If you could not secure a morning flight, there’s still a chance you can take an earlier one. Several airlines now permit passengers to stand by without any additional fees, allowing you to board an earlier flight if seats are available. Although empty seats may be scarce during peak travel times, there’s a chance that some travelers may oversleep, leaving you with the opportunity to nab an empty seat and travel earlier.
Boost Your Elite Status Before Year-End
For frequent flyers, the end of the calendar year may mean anxiety about reaching that next level of elite status. Plus, recent and upcoming changes to loyalty programs may be taking that anxiety to new heights.
In September, Delta announced sweeping and controversial changes to how travelers earn Delta Medallion elite status. Although the airline is dropping the mileage requirement—goodbye to the need for year-end mileage runs—travelers will need to spend significantly more with Delta to get the same elite status.
Even though these changes won’t take effect until 2024, many Delta elites are already checking their other options. Mark Ross-Smith, CEO of Loyalty Status Co., notes that “the recent Delta SkyMiles program changes have increased status-match demand to other airlines by up to 8,000 percent.” The allure of a status match is obvious. “Passengers are looking to try something new and different,” observes Ross-Smith, “but they don’t want to start from scratch with no status.”
In addition to status matches, travelers can utilize co-branded credit cards to shortcut their way to elite status. Airlines and hotels increasingly incentivize travelers to spend on their cards and reward them with elite status credits. “Co-brand credit cards and elite status holders are the two largest revenue streams for airline loyalty programs,” says Ross-Smith. “It’s no surprise that airlines are seeking to better leverage the two assets.” And if you’re hoping to elevate your elite status, you have plenty of ways to do so before the year-end.
American Airlines’ new Loyalty Point program is arguably the best elite status option for high spenders. Every $1 you make in purchases earns you one Loyalty Point toward status, with no caps. That means you can spend your way to elite status without stepping foot on a plane. Just keep in mind that you have until February 29 to (re)qualify for AAdvantage elite status.
And even though Delta recently announced a revamp of its elite status program, SkyMiles members can still spend their way to a Medallion Qualification Dollar waiver through December 31. You’ll need to spend $25,000 on a qualifying SkyMiles card to earn an MQD waiver for up to Platinum Medallion status.
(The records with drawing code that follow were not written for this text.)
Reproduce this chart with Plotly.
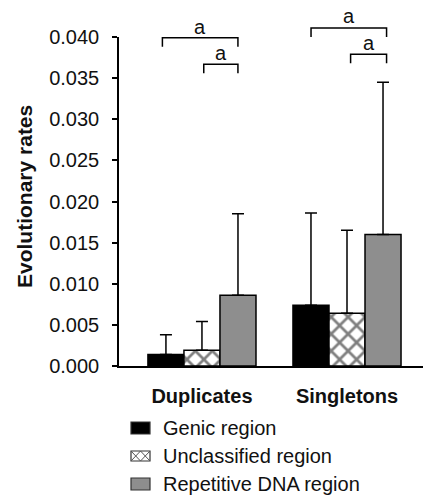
import plotly.graph_objects as go

groups = ["Duplicates", "Singletons"]
series = ["Genic region", "Unclassified region", "Repetitive DNA region"]
values = {
    "Genic region": [0.0014, 0.0074],
    "Unclassified region": [0.0019, 0.0064],
    "Repetitive DNA region": [0.0086, 0.0160],
}
errors_up = {
    "Genic region": [0.0024, 0.0112],
    "Unclassified region": [0.0035, 0.0101],
    "Repetitive DNA region": [0.0099, 0.0185],
}
y_ticks = [0.000, 0.005, 0.010, 0.015, 0.020, 0.025, 0.030, 0.035, 0.040]
sig_label = "a"

FONT = "Liberation Sans, Arial, sans-serif"
TXT = "#111111"
fills = {"Genic region": "#000000", "Unclassified region": "#ffffff", "Repetitive DNA region": "#8e8e8e"}

# layout geometry (pixels); body margin removed via post_script
W, H = 423, 496
L, T, R, B = 119, 37, 0, 130
PW, PH = W - L - R, H - T - B


def px(x):  # page pixel x -> paper
    return (x - L) / PW


def py(y):  # page pixel y -> paper
    return (H - B - y) / PH


x_pos = list(range(len(groups)))
fig = go.Figure()
for s in series:
    marker = dict(color=fills[s], line=dict(color="#000000", width=1.5))
    if s == "Unclassified region":
        marker["pattern"] = dict(shape="x", fgcolor="#000000", bgcolor="#ffffff", size=12, solidity=0.4)
    fig.add_trace(go.Bar(
        x=x_pos, y=values[s], name=s, marker=marker, showlegend=False,
        error_y=dict(type="data", symmetric=False, array=errors_up[s],
                     arrayminus=[0] * len(groups), color="#000000", thickness=1.5, width=6),
    ))

bar_w = 0.248
ymax = 0.04
shapes = []
annotations = []
# brackets: (group, start offset, end offset, level, label level)
brackets = [
    (0, -1.1, 1.0, 0.0399, 0.0412),
    (0, 0.05, 1.0, 0.0367, 0.0380),
    (1, -1.0, 1.1, 0.0411, 0.0426),
    (1, 0.1, 1.1, 0.0379, 0.0393),
]
drop = 0.0011
for g, a, b, lvl, lab in brackets:
    x0 = g + a * bar_w
    x1 = g + b * bar_w
    shapes.append(dict(type="path", xref="x", yref="paper",
                       path=f"M {x0},{(lvl - drop) / ymax} L {x0},{lvl / ymax} L {x1},{lvl / ymax} L {x1},{(lvl - drop) / ymax}",
                       line=dict(color="#000000", width=1.5)))
    annotations.append(dict(x=(x0 + x1) / 2, y=lab / ymax, xref="x", yref="paper", text=sig_label,
                            showarrow=False, font=dict(size=20, color=TXT, family=FONT),
                            yanchor="middle", xanchor="center"))

# y-axis title
annotations.append(dict(x=px(25), y=py(197), xref="paper", yref="paper", text="<b>Evolutionary rates</b>",
                        textangle=-90, showarrow=False, font=dict(size=21, color=TXT, family=FONT),
                        xanchor="center", yanchor="middle"))

# manual legend
leg_rows = [428, 456, 484]
sym_x0, sym_x1 = 131, 150
for s, yc in zip(series, leg_rows):
    y0, y1 = yc - 6, yc + 6
    if s == "Unclassified region":
        y0, y1 = yc - 5, yc + 5
    shapes.append(dict(type="rect", xref="paper", yref="paper",
                       x0=px(sym_x0), x1=px(sym_x1), y0=py(y1), y1=py(y0),
                       fillcolor=fills[s], line=dict(color="#333333", width=1.2)))
    if s == "Unclassified region":
        xm = (sym_x0 + sym_x1) / 2
        path = (f"M {px(sym_x0)},{py(y0)} L {px(xm)},{py(y1)} L {px(sym_x1)},{py(y0)} "
                f"M {px(sym_x0)},{py(y1)} L {px(xm)},{py(y0)} L {px(sym_x1)},{py(y1)}")
        shapes.append(dict(type="path", xref="paper", yref="paper", path=path,
                           line=dict(color="#555555", width=1)))
    annotations.append(dict(x=px(161), y=py(yc), xref="paper", yref="paper", text=s,
                            showarrow=False, font=dict(size=20, color=TXT, family=FONT),
                            xanchor="left", yanchor="middle"))

fig.update_layout(
    width=W, height=H,
    margin=dict(l=L, r=R, t=T, b=B, autoexpand=False),
    paper_bgcolor="#ffffff", plot_bgcolor="#ffffff",
    barmode="group", bargap=0.255, bargroupgap=0,
    font=dict(family=FONT, size=20, color=TXT),
    showlegend=False,
    hovermode=False,
    xaxis=dict(range=[-0.572, 1.524], tickvals=x_pos, ticktext=[f"<b>{g}</b>" for g in groups],
               showline=True, linecolor="#000000", linewidth=1.5, ticks="outside", ticklen=11,
               tickcolor="rgba(0,0,0,0)", showgrid=False, automargin=False,
               zeroline=False, tickfont=dict(size=20, family=FONT, color=TXT)),
    yaxis=dict(range=[0, ymax], tickvals=y_ticks, ticktext=[f"{v:.3f}" for v in y_ticks],
               showline=True, linecolor="#000000", linewidth=1.5, ticks="outside", ticklen=5,
               tickwidth=1.5, tickcolor="#000000", showgrid=False, zeroline=False, automargin=False,
               ticklabelstandoff=9,
               tickfont=dict(size=20, family=FONT, color=TXT)),
    shapes=shapes, annotations=annotations,
)
fig.write_html("out.html", config={"displayModeBar": False},
               post_script="document.body.style.margin='0';document.body.style.overflow='hidden';")
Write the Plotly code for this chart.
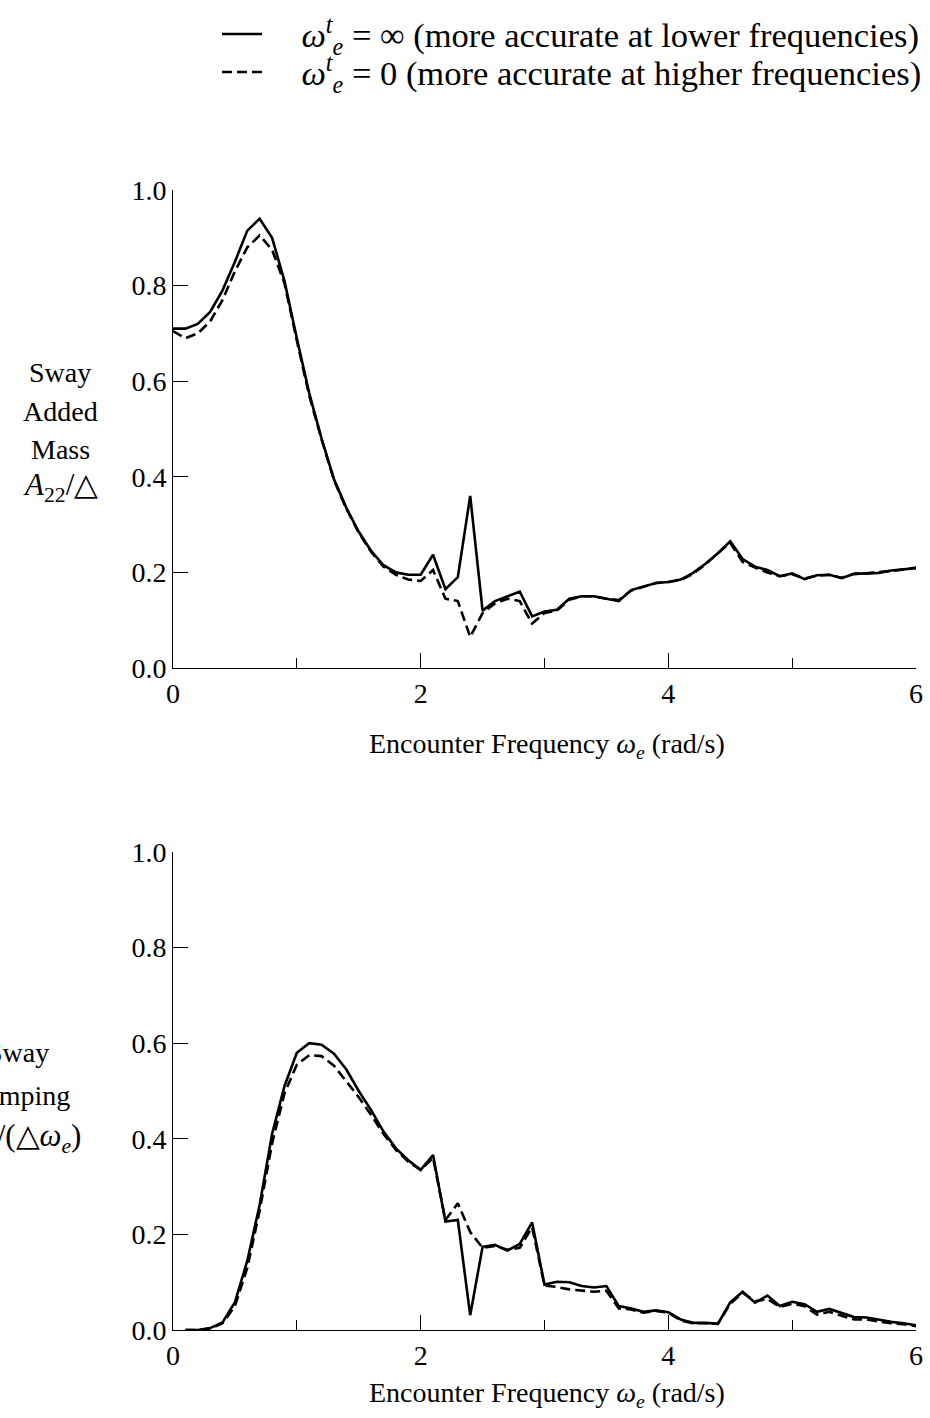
import plotly.graph_objects as go

# ---------------- data ----------------
freq_a = [0.0, 0.1, 0.2, 0.3, 0.4, 0.5, 0.6, 0.7, 0.8, 0.9,
          1.0, 1.1, 1.2, 1.3, 1.4, 1.5, 1.6, 1.7, 1.8, 1.9,
          2.0, 2.1, 2.2, 2.3, 2.4, 2.5, 2.6, 2.7, 2.8, 2.9,
          3.0, 3.1, 3.2, 3.3, 3.4, 3.5, 3.6, 3.7, 3.8, 3.9,
          4.0, 4.1, 4.2, 4.3, 4.4, 4.5, 4.6, 4.7, 4.8, 4.9,
          5.0, 5.1, 5.2, 5.3, 5.4, 5.5, 5.6, 5.7, 5.8, 5.9, 6.0]

a22_inf = [0.71, 0.71, 0.72, 0.745, 0.79, 0.85, 0.915, 0.94, 0.90, 0.81,
           0.69, 0.575, 0.48, 0.395, 0.335, 0.285, 0.245, 0.215, 0.20, 0.195,
           0.195, 0.237, 0.165, 0.19, 0.36, 0.12, 0.14, 0.15, 0.16, 0.108,
           0.118, 0.122, 0.145, 0.15, 0.15, 0.145, 0.14, 0.163, 0.17, 0.178,
           0.18, 0.185, 0.199, 0.218, 0.24, 0.265, 0.228, 0.212, 0.205, 0.192,
           0.198, 0.186, 0.194, 0.195, 0.188, 0.197, 0.198, 0.199, 0.204, 0.206, 0.209]

a22_zero = [0.705, 0.69, 0.70, 0.725, 0.77, 0.83, 0.88, 0.905, 0.875, 0.805,
            0.685, 0.57, 0.478, 0.393, 0.333, 0.283, 0.243, 0.212, 0.195, 0.185,
            0.182, 0.205, 0.145, 0.14, 0.065, 0.115, 0.135, 0.145, 0.14, 0.093,
            0.115, 0.12, 0.143, 0.15, 0.15, 0.145, 0.142, 0.162, 0.17, 0.178,
            0.18, 0.184, 0.197, 0.217, 0.24, 0.262, 0.222, 0.21, 0.20, 0.192,
            0.196, 0.187, 0.193, 0.195, 0.189, 0.197, 0.198, 0.20, 0.203, 0.206, 0.21]

freq_b = [0.1, 0.2, 0.3, 0.4, 0.5, 0.6, 0.7, 0.8, 0.9,
          1.0, 1.1, 1.2, 1.3, 1.4, 1.5, 1.6, 1.7, 1.8, 1.9,
          2.0, 2.1, 2.2, 2.3, 2.4, 2.5, 2.6, 2.7, 2.8, 2.9,
          3.0, 3.1, 3.2, 3.3, 3.4, 3.5, 3.6, 3.7, 3.8, 3.9,
          4.0, 4.1, 4.2, 4.3, 4.4, 4.5, 4.6, 4.7, 4.8, 4.9,
          5.0, 5.1, 5.2, 5.3, 5.4, 5.5, 5.6, 5.7, 5.8, 5.9, 6.0]

b22_inf = [0.0, 0.0, 0.004, 0.016, 0.058, 0.145, 0.262, 0.41, 0.51,
           0.58, 0.60, 0.597, 0.578, 0.545, 0.50, 0.46, 0.415, 0.38, 0.355,
           0.335, 0.366, 0.227, 0.23, 0.031, 0.174, 0.178, 0.166, 0.18, 0.225,
           0.095, 0.101, 0.100, 0.092, 0.089, 0.092, 0.05, 0.045, 0.038, 0.041,
           0.037, 0.022, 0.015, 0.015, 0.013, 0.058, 0.08, 0.057, 0.072, 0.05,
           0.059, 0.054, 0.038, 0.044, 0.035, 0.027, 0.026, 0.021, 0.017, 0.014, 0.01]

b22_zero = [0.0, 0.0, 0.003, 0.014, 0.05, 0.13, 0.25, 0.39, 0.495,
            0.555, 0.575, 0.573, 0.553, 0.52, 0.487, 0.45, 0.41, 0.377, 0.352,
            0.335, 0.36, 0.23, 0.265, 0.205, 0.172, 0.176, 0.168, 0.172, 0.215,
            0.093, 0.09, 0.085, 0.082, 0.08, 0.082, 0.045, 0.043, 0.036, 0.04,
            0.036, 0.02, 0.014, 0.014, 0.013, 0.055, 0.078, 0.06, 0.065, 0.048,
            0.055, 0.05, 0.032, 0.038, 0.03, 0.022, 0.022, 0.018, 0.014, 0.012, 0.008]

series_names = [
    "<i>ω</i><sup><i>t</i></sup><sub><i>e</i></sub> = ∞ (more accurate at lower frequencies)",
    "<i>ω</i><sup><i>t</i></sup><sub><i>e</i></sub> = 0 (more accurate at higher frequencies)",
]
x_title = "Encounter Frequency <i>ω</i><sub><i>e</i></sub> (rad/s)"
y_lines_top = ["Sway", "Added", "Mass", "<i>A</i><sub>22</sub>/△"]
y_lines_bot = ["Sway", "Damping", "<i>B</i><sub>22</sub>/(△<i>ω</i><sub><i>e</i></sub>)"]

# ---------------- figure ----------------
W, H = 930, 1418
FONT = "Liberation Serif, Times New Roman, serif"
FS = 28
MATH_FS = 31
LEG_FS = 34.5
LW = 2.6
DASH = "10px,5px"
PAD = "\u00a0" * 4

fig = go.Figure()
fig.add_trace(go.Scatter(x=freq_a, y=a22_inf, mode="lines", name=PAD + series_names[0],
                         legend="legend",
                         line=dict(color="black", width=LW), xaxis="x", yaxis="y"))
fig.add_trace(go.Scatter(x=freq_a, y=a22_zero, mode="lines", name=PAD + series_names[1],
                         legend="legend2",
                         line=dict(color="black", width=LW, dash=DASH), xaxis="x", yaxis="y"))
fig.add_trace(go.Scatter(x=freq_b, y=b22_inf, mode="lines", showlegend=False,
                         line=dict(color="black", width=LW), xaxis="x2", yaxis="y2"))
fig.add_trace(go.Scatter(x=freq_b, y=b22_zero, mode="lines", showlegend=False,
                         line=dict(color="black", width=LW, dash=DASH), xaxis="x2", yaxis="y2"))

x_dom = [173 / W, 916 / W]
top_dom = [1 - 668 / H, 1 - 190 / H]
bot_dom = [1 - 1330 / H, 1 - 852 / H]


def xax(anchor):
    return dict(domain=x_dom, anchor=anchor, range=[0, 6], dtick=2, tick0=0,
                ticks="inside", ticklen=15, tickwidth=1, tickcolor="black",
                minor=dict(dtick=1, tick0=0, ticks="inside", ticklen=10, tickwidth=1, tickcolor="black"),
                showline=True, linecolor="black", linewidth=1, showgrid=False, zeroline=False,
                automargin=False,
                tickfont=dict(family=FONT, size=FS, color="black"), fixedrange=True)


def yax(anchor, dom):
    return dict(domain=dom, anchor=anchor, range=[0, 1], dtick=0.2, tick0=0, tickformat=".1f",
                ticks="inside", ticklen=15, tickwidth=1, tickcolor="black",
                showline=True, linecolor="black", linewidth=1, showgrid=False, zeroline=False,
                automargin=False,
                tickfont=dict(family=FONT, size=FS, color="black"), fixedrange=True)


def legend_at(ypix):
    return dict(x=217 / W, xanchor="left", y=1 - ypix / H, yanchor="middle",
                bgcolor="rgba(0,0,0,0)", borderwidth=0,
                font=dict(family=FONT, size=LEG_FS, color="black"),
                itemwidth=40)


annotations = []
for i, t in enumerate(y_lines_top):
    fs = MATH_FS if i == len(y_lines_top) - 1 else FS
    annotations.append(dict(text=t, xref="paper", yref="paper", x=60 / W,
                            y=1 - (373 + 38 * i) / H, xanchor="center", yanchor="middle",
                            showarrow=False, font=dict(family=FONT, size=fs, color="black")))
for i, t in enumerate(y_lines_bot):
    fs = MATH_FS if i == len(y_lines_bot) - 1 else FS
    annotations.append(dict(text=t, xref="paper", yref="paper", x=18 / W,
                            y=1 - (1052 + 43 * i) / H, xanchor="center", yanchor="middle",
                            showarrow=False, font=dict(family=FONT, size=fs, color="black")))
annotations.append(dict(text=x_title, xref="paper", yref="paper", x=547 / W, y=1 - 746 / H,
                        xanchor="center", yanchor="middle", showarrow=False,
                        font=dict(family=FONT, size=FS, color="black")))
annotations.append(dict(text=x_title, xref="paper", yref="paper", x=547 / W, y=1 - 1394 / H,
                        xanchor="center", yanchor="middle", showarrow=False,
                        font=dict(family=FONT, size=FS, color="black")))

fig.update_layout(
    width=W, height=H,
    margin=dict(l=0, r=0, t=0, b=0, autoexpand=False),
    paper_bgcolor="white", plot_bgcolor="white",
    font=dict(family=FONT, size=FS, color="black"),
    xaxis=xax("y"), yaxis=yax("x", top_dom),
    xaxis2=xax("y2"), yaxis2=yax("x2", bot_dom),
    legend=legend_at(34),
    legend2=legend_at(72),
    annotations=annotations,
)

fig.write_html("out.html", config={"displayModeBar": False},
               post_script="document.body.style.margin='0px';")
The Diamond Medallion MQD waiver requires spending $250,000.
United MileagePlus members can spend on eligible United credit cards to earn up to 15,000 Premier Qualifying Points—enough for Premier Platinum status. However, most United cards have a much lower cap on earning PQPs, so check your card terms carefully.
Most Marriott Bonvoy credit cards offer cardholders 15 Elite Night Credits each year. If you don’t already have a Marriott Bonvoy credit card, this could be an excellent reason to sign up by year-end. Or skip the hassle of earning Elite Night Credits and get the Marriott Bonvoy Brilliant American Express card to get automatic Platinum Elite status.
Likewise, the World of Hyatt credit card grants cardholders five qualifying night credits yearly.
Cardholders also earn two-night credits for every $5,000 spent during the year. So it might be worth putting your holiday purchases on the card to hit the next threshold.